BEIJING (AP) -- The head of the Organization for Economic Cooperation and Development, the club of rich countries, endorsed China's appeal for more say in global finance bodies Friday ahead of a summit of world leaders.
"Yes," Secretary-General Angel Gurria told reporters when asked whether China should have more voting rights in the International Monetary Fund and other bodies. "The fact that China has less votes than Belgium tells you (that)."
Beijing is pressing for developing countries -- especially China -- to have more influence in the IMF, World Bank and other bodies and has lobbied for that as part of a joint response to the global financial crisis.
A joint statement issued Sunday after a meeting of finance officials of the Group of 20 major economies agreed the IMF should reflect the growing role of developing countries. The fund and other bodies have yet to take action on such pledges.
Chinese President Hu Jintao and other officials are due to attend G-20 meeting on April 2 in London.
Gurria was in Beijing to meet Chinese officials. Beijing is not part of the 30-nation OECD, but the Paris-based group is forming closer ties with China and four other major non-members -- India, South Africa, Brazil and Indonesia.
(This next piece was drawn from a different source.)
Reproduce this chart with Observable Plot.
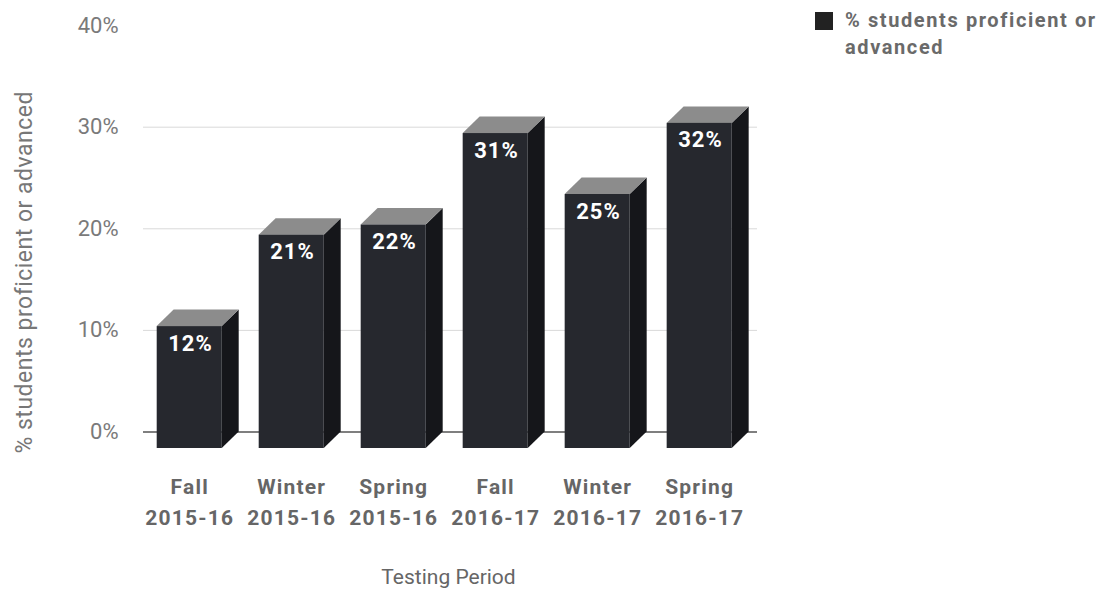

Gurria did not directly respond when asked whether the OECD was concerned about China's rejection of Coca-Cola Co.'s bid to buy a Chinese fruit juice maker, which stirred concern among foreign companies. Regulators cited anti-monopoly concerns, but industry analysts say Beijing wanted to keep a leading local brand out of foreign hands.
But Gurria, a former Mexican finance minister, warned against what he said was rising protectionist sentiment amid the global economic crisis.
"Protectionism makes a bad thing worse," he said. "If you're in a hole, the first rule of holes is to stop digging. And protectionism is just one big shovel."